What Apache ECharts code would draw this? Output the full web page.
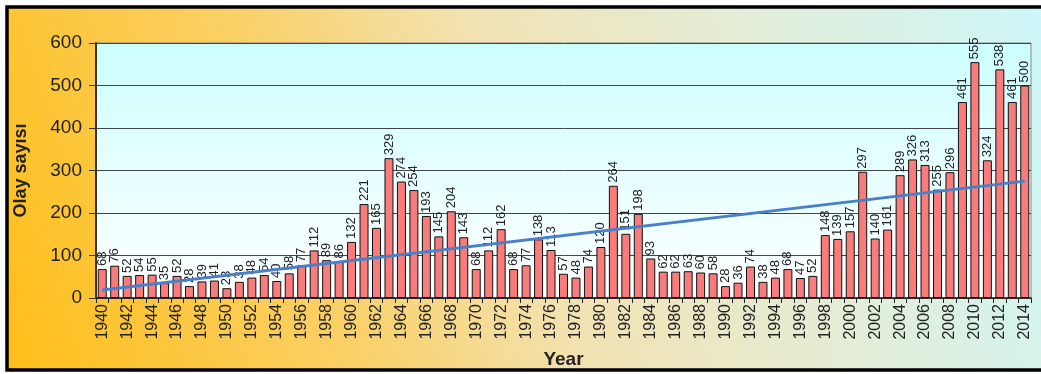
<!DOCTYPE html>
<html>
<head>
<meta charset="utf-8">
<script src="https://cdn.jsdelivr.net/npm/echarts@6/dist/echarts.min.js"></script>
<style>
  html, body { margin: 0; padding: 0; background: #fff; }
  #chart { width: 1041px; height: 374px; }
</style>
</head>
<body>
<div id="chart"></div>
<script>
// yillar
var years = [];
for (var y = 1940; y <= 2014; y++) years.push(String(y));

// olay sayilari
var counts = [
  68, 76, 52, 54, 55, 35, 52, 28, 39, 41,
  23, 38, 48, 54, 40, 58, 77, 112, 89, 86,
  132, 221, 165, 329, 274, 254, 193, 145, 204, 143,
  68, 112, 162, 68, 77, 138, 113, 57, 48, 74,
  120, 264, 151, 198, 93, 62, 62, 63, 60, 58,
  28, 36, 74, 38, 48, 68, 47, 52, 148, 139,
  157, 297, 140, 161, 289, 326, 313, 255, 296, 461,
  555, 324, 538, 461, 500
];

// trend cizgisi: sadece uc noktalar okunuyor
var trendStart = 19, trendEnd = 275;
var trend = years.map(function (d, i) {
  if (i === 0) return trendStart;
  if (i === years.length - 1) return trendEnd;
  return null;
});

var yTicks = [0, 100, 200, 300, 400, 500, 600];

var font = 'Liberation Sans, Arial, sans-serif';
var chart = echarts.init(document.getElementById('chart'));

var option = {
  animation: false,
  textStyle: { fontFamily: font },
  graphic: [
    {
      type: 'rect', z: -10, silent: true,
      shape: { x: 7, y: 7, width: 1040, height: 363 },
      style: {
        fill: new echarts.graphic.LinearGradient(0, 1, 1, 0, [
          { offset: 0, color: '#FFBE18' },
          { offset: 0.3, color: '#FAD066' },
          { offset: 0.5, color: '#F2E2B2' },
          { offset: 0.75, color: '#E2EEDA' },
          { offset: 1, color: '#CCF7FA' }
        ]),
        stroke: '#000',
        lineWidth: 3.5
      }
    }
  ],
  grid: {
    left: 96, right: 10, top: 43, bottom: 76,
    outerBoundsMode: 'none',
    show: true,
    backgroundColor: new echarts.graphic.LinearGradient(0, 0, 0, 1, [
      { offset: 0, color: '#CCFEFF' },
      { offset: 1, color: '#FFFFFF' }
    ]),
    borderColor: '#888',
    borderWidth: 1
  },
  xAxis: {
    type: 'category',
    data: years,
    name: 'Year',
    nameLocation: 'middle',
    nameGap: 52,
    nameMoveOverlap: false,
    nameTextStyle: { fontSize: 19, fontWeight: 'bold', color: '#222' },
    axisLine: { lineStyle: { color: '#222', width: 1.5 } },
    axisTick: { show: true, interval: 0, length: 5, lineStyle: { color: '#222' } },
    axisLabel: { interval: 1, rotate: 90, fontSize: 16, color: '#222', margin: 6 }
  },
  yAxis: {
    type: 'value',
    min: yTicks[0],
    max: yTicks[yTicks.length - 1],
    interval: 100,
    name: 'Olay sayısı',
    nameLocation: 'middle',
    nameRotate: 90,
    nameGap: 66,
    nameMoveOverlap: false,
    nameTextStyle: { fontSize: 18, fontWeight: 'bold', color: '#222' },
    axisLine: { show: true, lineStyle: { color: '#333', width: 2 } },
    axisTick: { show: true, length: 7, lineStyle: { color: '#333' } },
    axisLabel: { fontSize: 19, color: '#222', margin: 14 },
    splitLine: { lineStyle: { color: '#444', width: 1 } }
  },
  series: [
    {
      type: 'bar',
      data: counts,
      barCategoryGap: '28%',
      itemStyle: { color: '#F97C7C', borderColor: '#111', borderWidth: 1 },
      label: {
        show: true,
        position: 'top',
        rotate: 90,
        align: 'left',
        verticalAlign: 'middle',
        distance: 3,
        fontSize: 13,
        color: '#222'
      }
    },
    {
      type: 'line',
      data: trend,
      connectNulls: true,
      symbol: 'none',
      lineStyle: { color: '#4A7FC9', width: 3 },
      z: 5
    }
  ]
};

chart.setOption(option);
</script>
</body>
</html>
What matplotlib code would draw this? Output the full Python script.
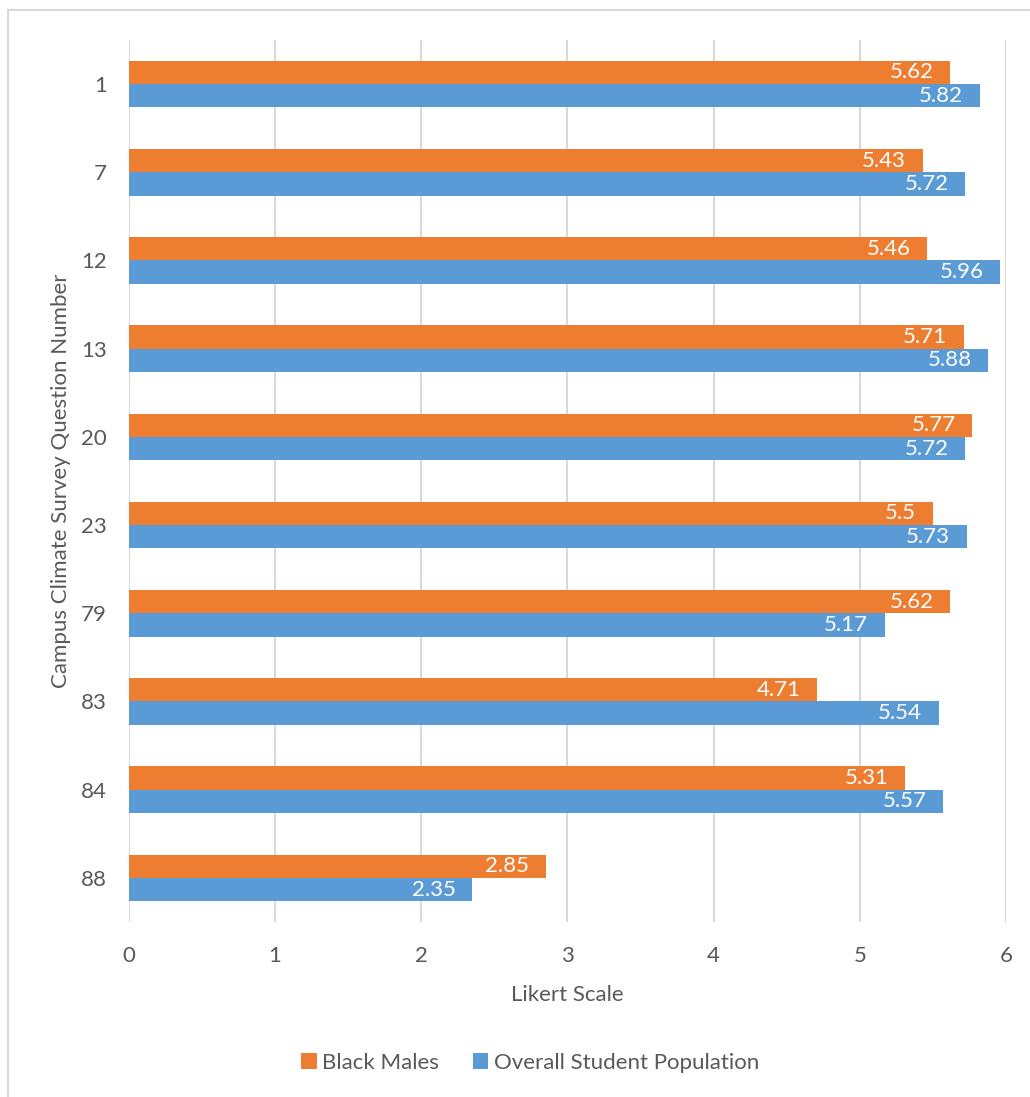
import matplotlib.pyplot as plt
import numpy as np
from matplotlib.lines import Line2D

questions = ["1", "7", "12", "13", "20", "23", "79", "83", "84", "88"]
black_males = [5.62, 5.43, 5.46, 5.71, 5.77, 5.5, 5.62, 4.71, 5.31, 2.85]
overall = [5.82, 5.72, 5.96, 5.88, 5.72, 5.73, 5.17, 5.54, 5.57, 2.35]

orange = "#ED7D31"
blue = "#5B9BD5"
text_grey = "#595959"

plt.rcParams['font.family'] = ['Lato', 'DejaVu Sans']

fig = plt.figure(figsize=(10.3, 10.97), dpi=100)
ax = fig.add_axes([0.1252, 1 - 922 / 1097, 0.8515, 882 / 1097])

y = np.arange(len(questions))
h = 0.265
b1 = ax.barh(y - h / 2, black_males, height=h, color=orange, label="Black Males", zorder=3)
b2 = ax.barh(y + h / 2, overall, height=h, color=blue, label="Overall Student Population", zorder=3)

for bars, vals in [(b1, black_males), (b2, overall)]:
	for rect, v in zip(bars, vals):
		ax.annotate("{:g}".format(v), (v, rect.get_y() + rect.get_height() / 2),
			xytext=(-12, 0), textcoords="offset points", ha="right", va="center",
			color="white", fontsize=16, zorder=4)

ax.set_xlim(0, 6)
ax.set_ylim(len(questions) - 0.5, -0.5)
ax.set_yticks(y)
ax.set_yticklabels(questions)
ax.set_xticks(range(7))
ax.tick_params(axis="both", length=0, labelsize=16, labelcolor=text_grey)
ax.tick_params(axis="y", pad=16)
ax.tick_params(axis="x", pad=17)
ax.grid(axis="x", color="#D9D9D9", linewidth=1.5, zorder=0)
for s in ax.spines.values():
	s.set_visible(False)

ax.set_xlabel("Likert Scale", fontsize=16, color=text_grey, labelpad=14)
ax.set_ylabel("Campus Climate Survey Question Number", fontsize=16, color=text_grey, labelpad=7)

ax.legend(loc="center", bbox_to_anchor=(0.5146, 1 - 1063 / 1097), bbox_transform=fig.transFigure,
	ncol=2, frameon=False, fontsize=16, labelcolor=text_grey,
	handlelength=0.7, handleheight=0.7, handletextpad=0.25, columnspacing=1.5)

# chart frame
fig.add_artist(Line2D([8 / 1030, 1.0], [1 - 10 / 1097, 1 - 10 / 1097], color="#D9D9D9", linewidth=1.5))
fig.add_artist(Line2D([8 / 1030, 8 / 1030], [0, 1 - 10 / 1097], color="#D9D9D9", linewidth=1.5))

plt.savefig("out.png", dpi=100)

- - - -

Begin at the first line of the entries above and return each line exactly, stopping after the line that contains "for (var y = 1940;". Pictures do not belong in the copy.

■ Exercise output
What Apache ECharts code would draw this? Output the full web page.
<!DOCTYPE html>
<html>
<head>
<meta charset="utf-8">
<script src="https://cdn.jsdelivr.net/npm/echarts@6/dist/echarts.min.js"></script>
<style>
  html, body { margin: 0; padding: 0; background: #fff; }
  #chart { width: 1041px; height: 374px; }
</style>
</head>
<body>
<div id="chart"></div>
<script>
// yillar
var years = [];
for (var y = 1940; y <= 2014; y++) years.push(String(y));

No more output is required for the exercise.